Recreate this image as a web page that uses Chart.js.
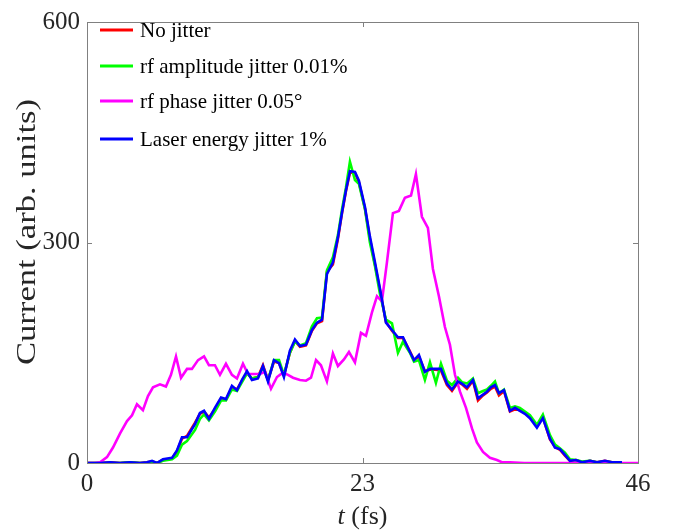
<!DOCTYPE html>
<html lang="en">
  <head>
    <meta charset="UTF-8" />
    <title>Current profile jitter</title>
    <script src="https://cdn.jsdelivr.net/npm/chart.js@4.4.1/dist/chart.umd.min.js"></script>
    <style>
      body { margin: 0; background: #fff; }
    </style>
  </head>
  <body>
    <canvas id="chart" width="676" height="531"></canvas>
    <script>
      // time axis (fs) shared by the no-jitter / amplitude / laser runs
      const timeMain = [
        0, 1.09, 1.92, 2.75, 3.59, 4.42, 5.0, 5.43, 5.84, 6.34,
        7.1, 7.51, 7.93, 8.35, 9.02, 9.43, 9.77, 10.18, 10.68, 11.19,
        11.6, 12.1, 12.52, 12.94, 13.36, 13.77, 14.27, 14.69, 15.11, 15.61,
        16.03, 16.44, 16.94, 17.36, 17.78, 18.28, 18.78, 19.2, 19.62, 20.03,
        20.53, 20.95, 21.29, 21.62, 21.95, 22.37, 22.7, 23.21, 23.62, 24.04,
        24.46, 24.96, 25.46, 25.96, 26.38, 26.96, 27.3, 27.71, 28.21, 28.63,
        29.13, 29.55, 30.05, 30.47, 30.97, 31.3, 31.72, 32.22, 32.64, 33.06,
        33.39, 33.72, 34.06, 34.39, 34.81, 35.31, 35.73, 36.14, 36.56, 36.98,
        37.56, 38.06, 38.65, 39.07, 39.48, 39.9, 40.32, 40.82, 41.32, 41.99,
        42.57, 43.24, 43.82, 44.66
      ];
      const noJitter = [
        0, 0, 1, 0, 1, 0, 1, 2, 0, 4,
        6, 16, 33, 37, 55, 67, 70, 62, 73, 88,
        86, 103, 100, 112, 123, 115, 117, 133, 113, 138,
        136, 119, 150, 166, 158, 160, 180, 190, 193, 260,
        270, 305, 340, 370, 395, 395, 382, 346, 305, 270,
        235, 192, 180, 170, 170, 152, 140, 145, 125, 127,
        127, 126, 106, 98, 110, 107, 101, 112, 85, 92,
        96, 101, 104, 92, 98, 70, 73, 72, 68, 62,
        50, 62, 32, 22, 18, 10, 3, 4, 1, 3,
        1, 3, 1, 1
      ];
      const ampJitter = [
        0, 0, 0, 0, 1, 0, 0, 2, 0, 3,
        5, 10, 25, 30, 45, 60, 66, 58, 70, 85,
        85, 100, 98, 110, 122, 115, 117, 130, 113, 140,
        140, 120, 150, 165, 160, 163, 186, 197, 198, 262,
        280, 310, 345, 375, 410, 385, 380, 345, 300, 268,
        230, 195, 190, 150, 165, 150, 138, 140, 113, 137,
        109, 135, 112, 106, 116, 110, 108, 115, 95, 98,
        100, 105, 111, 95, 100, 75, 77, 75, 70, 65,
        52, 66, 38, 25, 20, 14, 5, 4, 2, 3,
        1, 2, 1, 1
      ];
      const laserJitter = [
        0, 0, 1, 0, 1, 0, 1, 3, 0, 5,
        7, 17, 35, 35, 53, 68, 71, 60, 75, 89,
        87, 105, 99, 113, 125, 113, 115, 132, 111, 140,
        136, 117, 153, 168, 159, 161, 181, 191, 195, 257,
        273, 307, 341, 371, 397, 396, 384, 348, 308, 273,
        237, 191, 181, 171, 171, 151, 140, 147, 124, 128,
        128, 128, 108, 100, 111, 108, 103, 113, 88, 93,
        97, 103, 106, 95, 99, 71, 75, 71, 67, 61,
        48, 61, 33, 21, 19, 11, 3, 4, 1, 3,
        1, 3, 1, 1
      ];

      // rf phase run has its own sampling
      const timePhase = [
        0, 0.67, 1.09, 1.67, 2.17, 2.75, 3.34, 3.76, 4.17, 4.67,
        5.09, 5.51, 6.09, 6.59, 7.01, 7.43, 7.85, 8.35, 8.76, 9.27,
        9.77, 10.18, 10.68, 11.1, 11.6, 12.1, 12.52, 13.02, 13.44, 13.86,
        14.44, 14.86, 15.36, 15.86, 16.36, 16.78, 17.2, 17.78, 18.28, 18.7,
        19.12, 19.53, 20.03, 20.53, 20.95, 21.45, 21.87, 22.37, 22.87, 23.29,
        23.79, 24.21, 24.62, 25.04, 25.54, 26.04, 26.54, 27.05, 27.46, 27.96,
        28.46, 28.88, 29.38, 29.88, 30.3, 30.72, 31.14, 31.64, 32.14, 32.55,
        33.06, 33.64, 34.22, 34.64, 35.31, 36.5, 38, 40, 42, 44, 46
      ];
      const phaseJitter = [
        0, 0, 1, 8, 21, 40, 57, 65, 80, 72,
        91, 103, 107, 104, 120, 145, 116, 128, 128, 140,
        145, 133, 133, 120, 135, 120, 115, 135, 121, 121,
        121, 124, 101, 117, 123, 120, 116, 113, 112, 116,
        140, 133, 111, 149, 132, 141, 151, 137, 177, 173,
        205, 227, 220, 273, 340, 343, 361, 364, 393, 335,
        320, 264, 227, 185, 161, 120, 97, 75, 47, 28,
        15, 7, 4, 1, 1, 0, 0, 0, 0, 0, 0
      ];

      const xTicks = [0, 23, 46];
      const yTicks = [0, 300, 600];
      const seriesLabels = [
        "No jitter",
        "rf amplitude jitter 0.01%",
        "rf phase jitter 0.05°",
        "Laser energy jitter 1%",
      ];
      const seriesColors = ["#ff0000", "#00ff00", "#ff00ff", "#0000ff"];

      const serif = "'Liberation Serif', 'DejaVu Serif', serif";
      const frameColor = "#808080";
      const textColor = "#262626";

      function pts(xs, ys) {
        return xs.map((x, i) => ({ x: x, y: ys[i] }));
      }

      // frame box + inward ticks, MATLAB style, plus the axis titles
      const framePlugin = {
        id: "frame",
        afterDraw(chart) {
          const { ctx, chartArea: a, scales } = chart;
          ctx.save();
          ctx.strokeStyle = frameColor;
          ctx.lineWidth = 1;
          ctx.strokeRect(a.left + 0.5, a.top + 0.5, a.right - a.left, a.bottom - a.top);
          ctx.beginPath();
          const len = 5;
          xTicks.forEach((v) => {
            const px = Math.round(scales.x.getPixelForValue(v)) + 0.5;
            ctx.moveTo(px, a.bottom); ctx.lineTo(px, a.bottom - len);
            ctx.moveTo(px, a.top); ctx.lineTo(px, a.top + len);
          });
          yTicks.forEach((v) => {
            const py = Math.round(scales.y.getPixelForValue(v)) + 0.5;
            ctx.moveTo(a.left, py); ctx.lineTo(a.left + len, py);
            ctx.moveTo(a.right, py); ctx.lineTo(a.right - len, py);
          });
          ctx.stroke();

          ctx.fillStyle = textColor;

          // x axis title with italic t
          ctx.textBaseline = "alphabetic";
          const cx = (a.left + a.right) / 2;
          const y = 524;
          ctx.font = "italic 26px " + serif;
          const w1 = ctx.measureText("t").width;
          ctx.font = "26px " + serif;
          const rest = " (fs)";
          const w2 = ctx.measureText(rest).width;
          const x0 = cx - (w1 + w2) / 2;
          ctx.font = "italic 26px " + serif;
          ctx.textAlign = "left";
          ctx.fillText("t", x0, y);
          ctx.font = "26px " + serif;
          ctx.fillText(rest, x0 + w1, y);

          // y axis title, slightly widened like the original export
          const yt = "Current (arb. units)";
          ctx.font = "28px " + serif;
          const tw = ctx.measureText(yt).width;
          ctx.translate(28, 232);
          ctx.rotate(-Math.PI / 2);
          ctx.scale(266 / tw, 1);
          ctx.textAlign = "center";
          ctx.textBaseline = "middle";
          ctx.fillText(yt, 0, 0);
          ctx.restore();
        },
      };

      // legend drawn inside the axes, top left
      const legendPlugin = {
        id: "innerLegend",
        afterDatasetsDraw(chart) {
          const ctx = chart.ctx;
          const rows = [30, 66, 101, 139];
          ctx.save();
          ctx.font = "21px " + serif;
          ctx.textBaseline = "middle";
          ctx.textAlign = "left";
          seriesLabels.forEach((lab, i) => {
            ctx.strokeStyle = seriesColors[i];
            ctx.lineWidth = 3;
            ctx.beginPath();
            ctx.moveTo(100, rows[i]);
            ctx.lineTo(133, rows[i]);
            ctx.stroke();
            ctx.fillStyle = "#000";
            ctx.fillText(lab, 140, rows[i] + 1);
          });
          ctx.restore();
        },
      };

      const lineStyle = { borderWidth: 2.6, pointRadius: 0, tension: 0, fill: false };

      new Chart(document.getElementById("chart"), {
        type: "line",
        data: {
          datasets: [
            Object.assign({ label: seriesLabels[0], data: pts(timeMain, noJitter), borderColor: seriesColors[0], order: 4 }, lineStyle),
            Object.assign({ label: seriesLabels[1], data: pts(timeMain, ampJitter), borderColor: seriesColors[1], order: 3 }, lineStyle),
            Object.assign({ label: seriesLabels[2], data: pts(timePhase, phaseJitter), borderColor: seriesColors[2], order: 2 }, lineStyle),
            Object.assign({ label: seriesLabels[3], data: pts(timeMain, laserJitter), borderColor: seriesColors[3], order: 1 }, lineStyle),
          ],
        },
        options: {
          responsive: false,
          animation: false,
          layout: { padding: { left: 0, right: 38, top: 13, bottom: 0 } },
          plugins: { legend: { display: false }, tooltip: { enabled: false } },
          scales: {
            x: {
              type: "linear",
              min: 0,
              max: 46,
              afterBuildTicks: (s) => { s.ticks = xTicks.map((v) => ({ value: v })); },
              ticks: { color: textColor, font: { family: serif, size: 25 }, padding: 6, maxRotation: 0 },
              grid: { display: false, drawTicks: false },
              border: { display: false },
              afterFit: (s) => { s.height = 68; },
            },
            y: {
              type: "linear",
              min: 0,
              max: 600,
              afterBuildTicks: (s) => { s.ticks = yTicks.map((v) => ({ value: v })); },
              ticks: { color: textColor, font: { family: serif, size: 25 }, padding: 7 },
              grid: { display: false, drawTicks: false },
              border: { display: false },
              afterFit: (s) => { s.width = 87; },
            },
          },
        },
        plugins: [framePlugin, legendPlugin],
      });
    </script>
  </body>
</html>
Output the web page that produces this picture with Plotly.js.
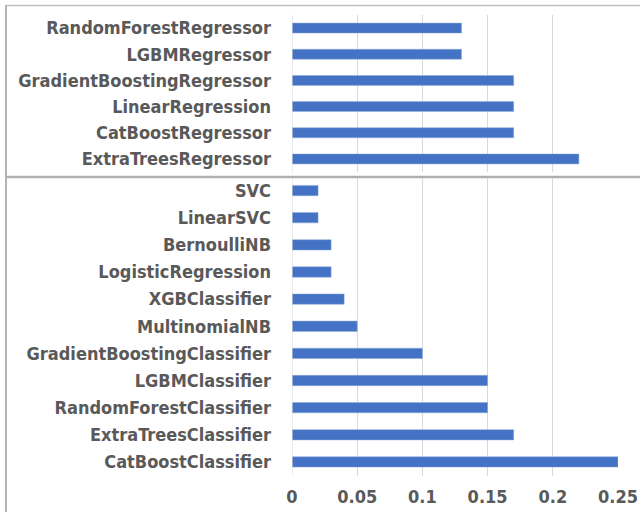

**GIVEN PROBLEM**:
In the material above, show every line where the word "that" turns up.

**ANSWER TO THE TASK**:
Recreate this image as a web page that uses Chart.js.
Output the web page that produces this picture with Plotly.js.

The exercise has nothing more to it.